Monocular height estimation plays a critical role in 3D perception for remote sensing, offering a cost-effective alternative to multi-view or LiDAR-based methods. While deep learning has significantly advanced the capabilities of monocular height estimation, these methods remain fundamentally limited by the availability of labeled data, which are expensive and labor-intensive to obtain at scale. The scarcity of high-quality annotations hinders the generalization and performance of existing models. To overcome this limitation, we propose leveraging large volumes of unlabeled data through a semi-supervised learning framework, enabling the model to extract informative cues from unlabeled samples and improve its predictive performance. In this work, we introduce TSE-Net, a self-training pipeline for semi-supervised monocular height estimation. The pipeline integrates teacher, student, and exam networks. The student network is trained on unlabeled data using pseudo-labels generated by the teacher network, while the exam network functions as a temporal ensemble of the student network to stabilize performance. The teacher network is formulated as a joint regression and classification model: the regression branch predicts height values that serve as pseudo-labels, and the classification branch predicts height value classes along with class probabilities, which are used to filter pseudo-labels. Height value classes are defined using a hierarchical bi-cut strategy to address the inherent long-tailed distribution of heights, and the predicted class probabilities are calibrated with a Plackett-Luce model to reflect the expected accuracy of pseudo-labels. We evaluate the proposed pipeline on three datasets spanning different resolutions and imaging modalities. Codes are available at https://github.com/zhu-xlab/tse-net.

Figures (6)

• Figure 1: TSE-Net Pipeline. The framework consists of three networks: the teacher (T), student (S), and exam (E) networks. The teacher network is a classification-regression multi-task network, where the class probabilities are calibrated to align with the regression errors via a Plackett-Luce model. The student and exam networks share the same regression architecture. On the labeled dataset, the teacher and student networks are jointly trained using the ground truth labels. On the unlabeled dataset, two views---a weak and a strong augmentation---are fed into the teacher and student networks, respectively. The teacher produces pseudo-labels that are filtered by class probabilities to supervise the student network. The exam network is updated as the exponential moving average (EMA) of the student network. During inference, only the exam network is used.
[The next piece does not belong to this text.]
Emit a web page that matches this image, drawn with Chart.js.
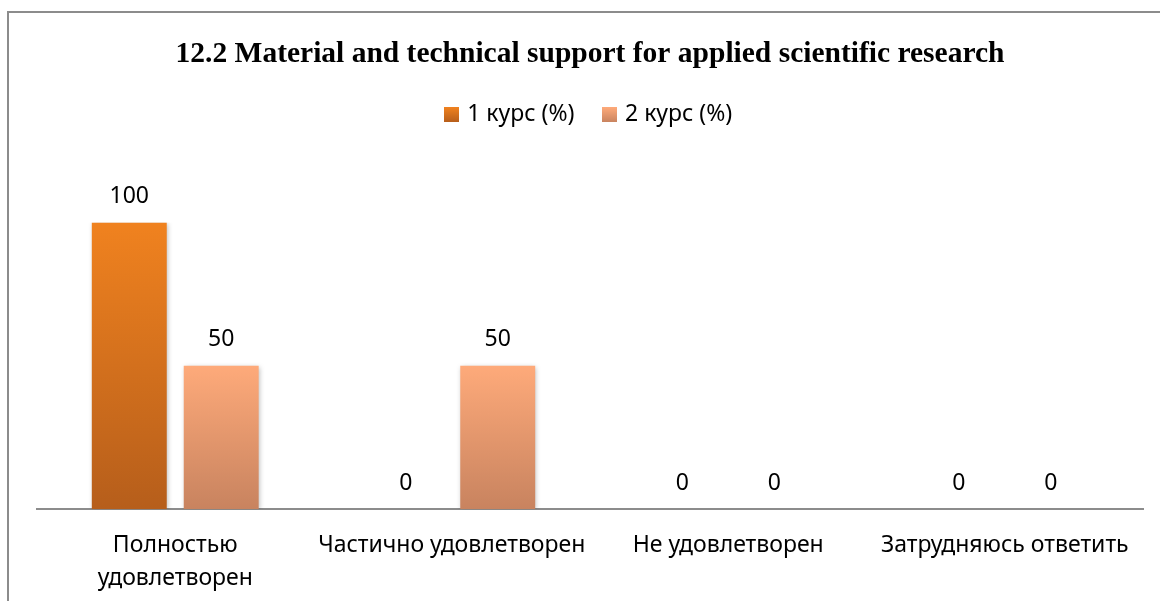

• Figure 2: Different discretization strategies for converting regression to classification. $h_\text{max}$: maximal height value in the dataset. Uniform discretization (UD): divides the height range uniformly. Space-increasing discretization (SID): divides the height range logarithmically. Hierarchical Bi-cut (HBC): divides the height range hierarchically so that each cut splits the samples in half.
• Figure 3: Height value Distribution of the GBH training and validation Sets. The distribution exhibits a pronounced long-tailed pattern: approximately 3e8 pixels (57 % of the total) fall within background regions below 1 m, while the frequency of pixels at larger heights decreases sharply to about 10 pixels per 1 m bin. A similar long-tailed distribution is observed for the building ground-truth height values.
• Figure 4: Qualitative results on ISPRS Vaihingen. sup.: supervised learning; semi: semi-supervised learning; GT: ground truth; percentage on the bottom denotes the labeled ratio.
• Figure 5: Qualitative results on SynRS3D. sup.: supervised learning; semi: semi-supervised learning; GT: ground truth; percentage on the bottom denotes the labeled ratio.